> TASK INPUTS:
::::::::::

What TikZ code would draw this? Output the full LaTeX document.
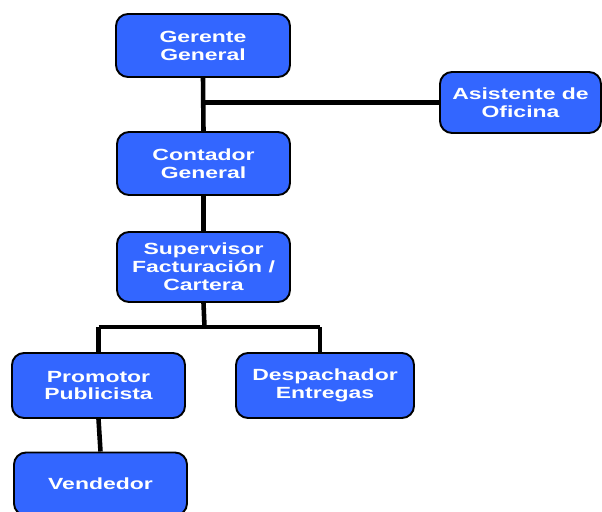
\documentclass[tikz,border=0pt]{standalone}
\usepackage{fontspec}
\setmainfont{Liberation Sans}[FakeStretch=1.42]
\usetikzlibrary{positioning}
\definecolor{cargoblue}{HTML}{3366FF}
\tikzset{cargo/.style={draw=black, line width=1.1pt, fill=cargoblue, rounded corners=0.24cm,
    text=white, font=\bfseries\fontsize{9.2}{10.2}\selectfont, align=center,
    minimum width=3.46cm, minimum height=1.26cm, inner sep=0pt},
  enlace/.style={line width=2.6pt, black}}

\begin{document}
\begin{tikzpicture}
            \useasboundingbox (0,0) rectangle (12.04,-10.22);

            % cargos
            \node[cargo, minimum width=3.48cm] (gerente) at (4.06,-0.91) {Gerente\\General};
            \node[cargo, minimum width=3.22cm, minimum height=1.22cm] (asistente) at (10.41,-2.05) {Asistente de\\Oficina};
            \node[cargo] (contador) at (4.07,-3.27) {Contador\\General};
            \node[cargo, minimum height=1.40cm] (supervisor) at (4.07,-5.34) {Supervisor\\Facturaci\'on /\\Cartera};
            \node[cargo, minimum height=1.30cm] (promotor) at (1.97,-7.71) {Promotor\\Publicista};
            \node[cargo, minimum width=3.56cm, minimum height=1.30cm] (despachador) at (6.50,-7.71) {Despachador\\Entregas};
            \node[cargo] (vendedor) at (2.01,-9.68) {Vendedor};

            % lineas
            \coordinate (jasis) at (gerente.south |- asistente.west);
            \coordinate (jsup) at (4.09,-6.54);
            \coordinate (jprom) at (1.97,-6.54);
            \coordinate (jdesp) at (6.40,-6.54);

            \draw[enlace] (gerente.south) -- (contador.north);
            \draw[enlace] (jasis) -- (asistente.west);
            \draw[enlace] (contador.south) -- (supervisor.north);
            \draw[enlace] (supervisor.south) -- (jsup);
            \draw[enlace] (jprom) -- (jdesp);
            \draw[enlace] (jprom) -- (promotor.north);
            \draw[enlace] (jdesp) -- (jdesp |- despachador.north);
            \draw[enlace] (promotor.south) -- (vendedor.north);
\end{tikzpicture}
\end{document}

::::::::::

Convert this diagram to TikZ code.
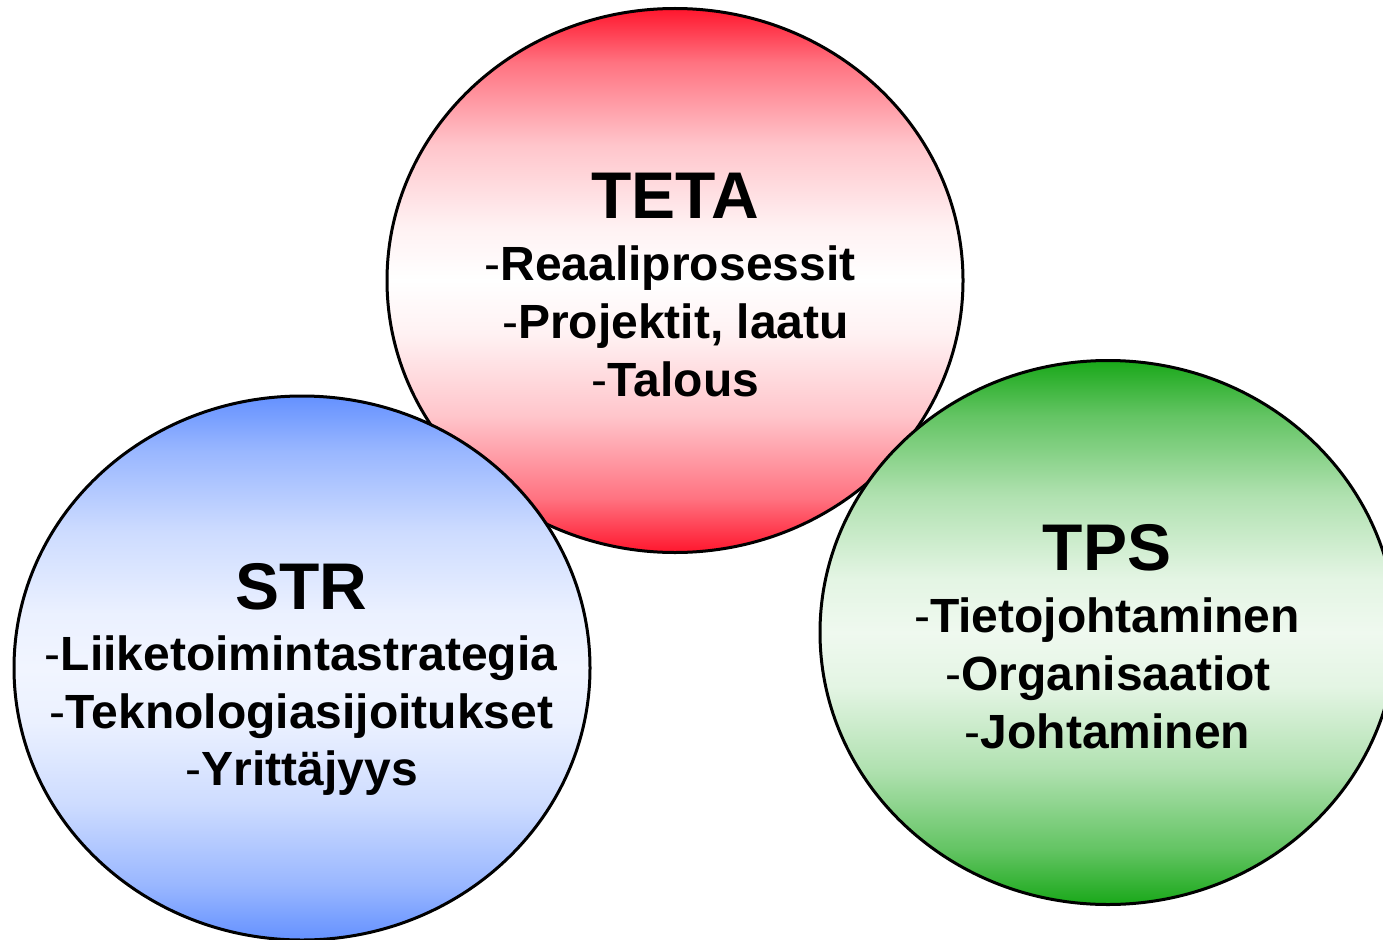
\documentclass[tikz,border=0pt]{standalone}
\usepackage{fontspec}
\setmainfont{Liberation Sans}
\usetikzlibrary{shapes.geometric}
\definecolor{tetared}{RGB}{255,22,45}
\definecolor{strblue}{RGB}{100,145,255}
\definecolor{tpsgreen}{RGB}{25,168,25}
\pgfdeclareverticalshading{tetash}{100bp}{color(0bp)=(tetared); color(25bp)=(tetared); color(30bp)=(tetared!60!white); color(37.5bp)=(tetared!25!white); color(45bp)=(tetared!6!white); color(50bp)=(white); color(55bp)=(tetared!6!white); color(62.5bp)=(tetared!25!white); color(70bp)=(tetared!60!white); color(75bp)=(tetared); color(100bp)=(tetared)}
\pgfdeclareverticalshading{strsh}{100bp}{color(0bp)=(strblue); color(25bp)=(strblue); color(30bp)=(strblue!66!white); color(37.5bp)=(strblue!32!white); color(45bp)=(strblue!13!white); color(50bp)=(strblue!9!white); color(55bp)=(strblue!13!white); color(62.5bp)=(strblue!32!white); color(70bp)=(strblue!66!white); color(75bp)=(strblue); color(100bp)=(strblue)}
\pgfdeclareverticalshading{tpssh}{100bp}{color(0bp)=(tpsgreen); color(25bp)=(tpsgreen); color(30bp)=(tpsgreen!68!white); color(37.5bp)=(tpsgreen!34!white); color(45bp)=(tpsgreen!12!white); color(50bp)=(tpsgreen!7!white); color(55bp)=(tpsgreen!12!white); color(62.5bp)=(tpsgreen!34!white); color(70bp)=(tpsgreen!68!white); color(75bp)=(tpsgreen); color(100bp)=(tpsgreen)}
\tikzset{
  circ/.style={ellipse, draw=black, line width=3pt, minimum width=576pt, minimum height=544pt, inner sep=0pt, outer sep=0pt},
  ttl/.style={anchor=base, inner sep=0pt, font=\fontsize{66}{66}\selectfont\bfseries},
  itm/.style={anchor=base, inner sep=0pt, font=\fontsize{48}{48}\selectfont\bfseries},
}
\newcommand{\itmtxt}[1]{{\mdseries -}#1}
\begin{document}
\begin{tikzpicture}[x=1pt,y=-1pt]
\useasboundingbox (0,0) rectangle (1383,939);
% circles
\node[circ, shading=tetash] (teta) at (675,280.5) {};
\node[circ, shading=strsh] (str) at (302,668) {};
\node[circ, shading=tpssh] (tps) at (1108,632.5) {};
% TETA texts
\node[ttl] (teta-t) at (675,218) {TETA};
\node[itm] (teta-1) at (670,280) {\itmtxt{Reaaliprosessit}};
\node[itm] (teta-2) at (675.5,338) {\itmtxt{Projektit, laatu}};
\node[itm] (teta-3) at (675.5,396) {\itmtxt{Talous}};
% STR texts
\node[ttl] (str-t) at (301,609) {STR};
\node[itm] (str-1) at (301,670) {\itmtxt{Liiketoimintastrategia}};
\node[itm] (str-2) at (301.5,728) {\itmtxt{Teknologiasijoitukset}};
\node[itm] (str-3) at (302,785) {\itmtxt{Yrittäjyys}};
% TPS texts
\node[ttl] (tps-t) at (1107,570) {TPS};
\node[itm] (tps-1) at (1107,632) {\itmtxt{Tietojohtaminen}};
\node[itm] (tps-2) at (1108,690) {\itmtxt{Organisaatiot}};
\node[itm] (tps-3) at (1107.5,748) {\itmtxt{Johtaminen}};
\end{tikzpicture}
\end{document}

::::::::::

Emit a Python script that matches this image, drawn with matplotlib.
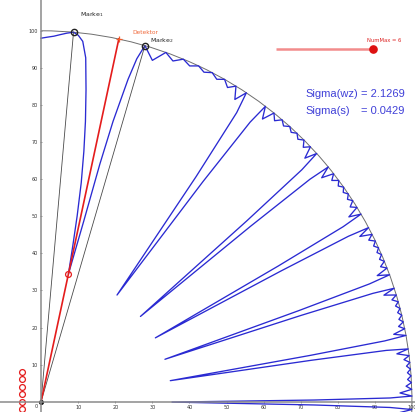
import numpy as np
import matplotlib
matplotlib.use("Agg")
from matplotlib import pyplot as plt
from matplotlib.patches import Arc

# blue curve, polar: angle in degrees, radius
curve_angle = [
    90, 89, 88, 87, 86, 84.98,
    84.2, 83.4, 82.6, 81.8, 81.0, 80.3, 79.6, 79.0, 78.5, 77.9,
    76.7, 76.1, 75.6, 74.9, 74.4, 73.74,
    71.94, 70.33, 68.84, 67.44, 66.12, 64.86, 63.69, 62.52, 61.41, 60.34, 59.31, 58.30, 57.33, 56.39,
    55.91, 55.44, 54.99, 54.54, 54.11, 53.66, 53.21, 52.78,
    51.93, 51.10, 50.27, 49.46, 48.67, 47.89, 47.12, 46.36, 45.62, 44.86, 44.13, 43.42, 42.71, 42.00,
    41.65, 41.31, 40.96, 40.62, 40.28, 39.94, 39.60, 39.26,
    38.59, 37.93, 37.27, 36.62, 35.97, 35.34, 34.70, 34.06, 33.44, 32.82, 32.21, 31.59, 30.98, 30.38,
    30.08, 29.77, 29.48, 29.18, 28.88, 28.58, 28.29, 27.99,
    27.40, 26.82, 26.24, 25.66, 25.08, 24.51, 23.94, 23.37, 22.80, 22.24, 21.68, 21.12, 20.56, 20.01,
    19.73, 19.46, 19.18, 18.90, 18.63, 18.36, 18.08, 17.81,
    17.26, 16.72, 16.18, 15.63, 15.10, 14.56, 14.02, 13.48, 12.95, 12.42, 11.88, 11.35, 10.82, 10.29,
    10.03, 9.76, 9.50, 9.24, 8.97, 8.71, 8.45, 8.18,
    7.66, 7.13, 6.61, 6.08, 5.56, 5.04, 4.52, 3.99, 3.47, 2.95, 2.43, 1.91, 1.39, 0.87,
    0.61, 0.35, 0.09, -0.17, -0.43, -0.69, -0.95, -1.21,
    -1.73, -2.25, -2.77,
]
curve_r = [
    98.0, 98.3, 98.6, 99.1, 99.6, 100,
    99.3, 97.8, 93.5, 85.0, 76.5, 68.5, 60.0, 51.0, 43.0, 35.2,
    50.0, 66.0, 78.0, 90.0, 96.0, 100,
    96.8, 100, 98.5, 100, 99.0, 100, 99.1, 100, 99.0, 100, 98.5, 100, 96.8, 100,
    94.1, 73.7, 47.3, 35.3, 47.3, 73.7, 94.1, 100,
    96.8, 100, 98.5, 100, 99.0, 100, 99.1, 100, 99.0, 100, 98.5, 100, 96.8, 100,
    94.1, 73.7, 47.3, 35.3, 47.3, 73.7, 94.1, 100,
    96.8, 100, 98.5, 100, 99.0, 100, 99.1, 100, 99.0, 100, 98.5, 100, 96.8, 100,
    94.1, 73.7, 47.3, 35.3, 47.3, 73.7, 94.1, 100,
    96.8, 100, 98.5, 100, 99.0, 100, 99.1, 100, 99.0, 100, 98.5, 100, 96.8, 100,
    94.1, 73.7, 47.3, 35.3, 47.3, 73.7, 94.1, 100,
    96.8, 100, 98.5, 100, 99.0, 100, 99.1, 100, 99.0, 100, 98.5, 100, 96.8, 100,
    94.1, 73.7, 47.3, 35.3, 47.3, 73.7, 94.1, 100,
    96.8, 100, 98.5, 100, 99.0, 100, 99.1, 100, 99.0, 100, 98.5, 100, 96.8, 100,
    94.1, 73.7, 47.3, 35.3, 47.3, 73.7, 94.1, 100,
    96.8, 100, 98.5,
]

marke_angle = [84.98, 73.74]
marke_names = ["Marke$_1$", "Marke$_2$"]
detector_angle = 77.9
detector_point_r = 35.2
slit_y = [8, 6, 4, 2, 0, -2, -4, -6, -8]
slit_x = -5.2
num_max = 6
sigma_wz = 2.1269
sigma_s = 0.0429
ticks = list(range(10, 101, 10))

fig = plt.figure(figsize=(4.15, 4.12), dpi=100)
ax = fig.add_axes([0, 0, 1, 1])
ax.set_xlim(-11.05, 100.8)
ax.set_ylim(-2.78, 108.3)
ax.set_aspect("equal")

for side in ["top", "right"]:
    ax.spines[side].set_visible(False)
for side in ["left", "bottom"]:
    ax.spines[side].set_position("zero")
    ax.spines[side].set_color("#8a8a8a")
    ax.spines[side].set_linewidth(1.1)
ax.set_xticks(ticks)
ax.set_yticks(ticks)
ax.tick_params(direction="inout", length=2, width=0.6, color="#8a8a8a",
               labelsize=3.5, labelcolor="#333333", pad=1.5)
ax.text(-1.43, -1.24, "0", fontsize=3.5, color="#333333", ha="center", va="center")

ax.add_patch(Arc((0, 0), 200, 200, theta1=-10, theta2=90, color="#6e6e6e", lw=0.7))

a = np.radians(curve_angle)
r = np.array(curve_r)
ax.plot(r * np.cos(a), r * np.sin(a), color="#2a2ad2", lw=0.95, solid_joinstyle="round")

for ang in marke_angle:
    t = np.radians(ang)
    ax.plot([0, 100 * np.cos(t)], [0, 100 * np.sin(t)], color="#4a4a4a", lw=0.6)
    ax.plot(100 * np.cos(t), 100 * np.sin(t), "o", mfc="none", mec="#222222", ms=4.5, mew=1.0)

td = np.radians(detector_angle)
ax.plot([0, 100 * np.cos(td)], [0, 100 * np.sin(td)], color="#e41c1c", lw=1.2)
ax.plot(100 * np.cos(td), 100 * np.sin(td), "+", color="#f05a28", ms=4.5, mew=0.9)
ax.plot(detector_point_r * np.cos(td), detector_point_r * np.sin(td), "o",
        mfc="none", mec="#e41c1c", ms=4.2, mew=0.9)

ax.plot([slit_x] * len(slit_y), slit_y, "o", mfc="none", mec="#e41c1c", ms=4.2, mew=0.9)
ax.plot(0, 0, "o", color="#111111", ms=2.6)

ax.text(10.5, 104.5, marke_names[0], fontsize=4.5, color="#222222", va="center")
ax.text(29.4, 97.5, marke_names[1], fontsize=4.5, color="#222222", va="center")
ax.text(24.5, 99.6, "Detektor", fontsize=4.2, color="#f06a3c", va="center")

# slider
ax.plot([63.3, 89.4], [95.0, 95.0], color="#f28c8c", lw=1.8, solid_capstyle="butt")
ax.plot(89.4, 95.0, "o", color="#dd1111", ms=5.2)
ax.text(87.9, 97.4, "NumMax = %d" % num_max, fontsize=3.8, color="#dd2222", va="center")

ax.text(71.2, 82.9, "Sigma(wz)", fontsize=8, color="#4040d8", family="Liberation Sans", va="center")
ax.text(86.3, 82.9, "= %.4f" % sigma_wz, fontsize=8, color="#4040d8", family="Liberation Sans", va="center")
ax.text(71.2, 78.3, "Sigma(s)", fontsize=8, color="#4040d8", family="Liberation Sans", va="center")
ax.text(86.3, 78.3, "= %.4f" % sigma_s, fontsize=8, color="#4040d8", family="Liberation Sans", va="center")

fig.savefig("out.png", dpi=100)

::::::::::

> EXERCISE OBJECTIVE: Beginning at the line above that contains "What TikZ code", repeat each line exactly through the one that contains "(0,0) rectangle (12.04,-10.22);", and leave out the pictures.

> PROBLEM SOLUTION:
What TikZ code would draw this? Output the full LaTeX document.
\documentclass[tikz,border=0pt]{standalone}
\usepackage{fontspec}
\setmainfont{Liberation Sans}[FakeStretch=1.42]
\usetikzlibrary{positioning}
\definecolor{cargoblue}{HTML}{3366FF}
\tikzset{cargo/.style={draw=black, line width=1.1pt, fill=cargoblue, rounded corners=0.24cm,
    text=white, font=\bfseries\fontsize{9.2}{10.2}\selectfont, align=center,
    minimum width=3.46cm, minimum height=1.26cm, inner sep=0pt},
  enlace/.style={line width=2.6pt, black}}

\begin{document}
\begin{tikzpicture}
            \useasboundingbox (0,0) rectangle (12.04,-10.22);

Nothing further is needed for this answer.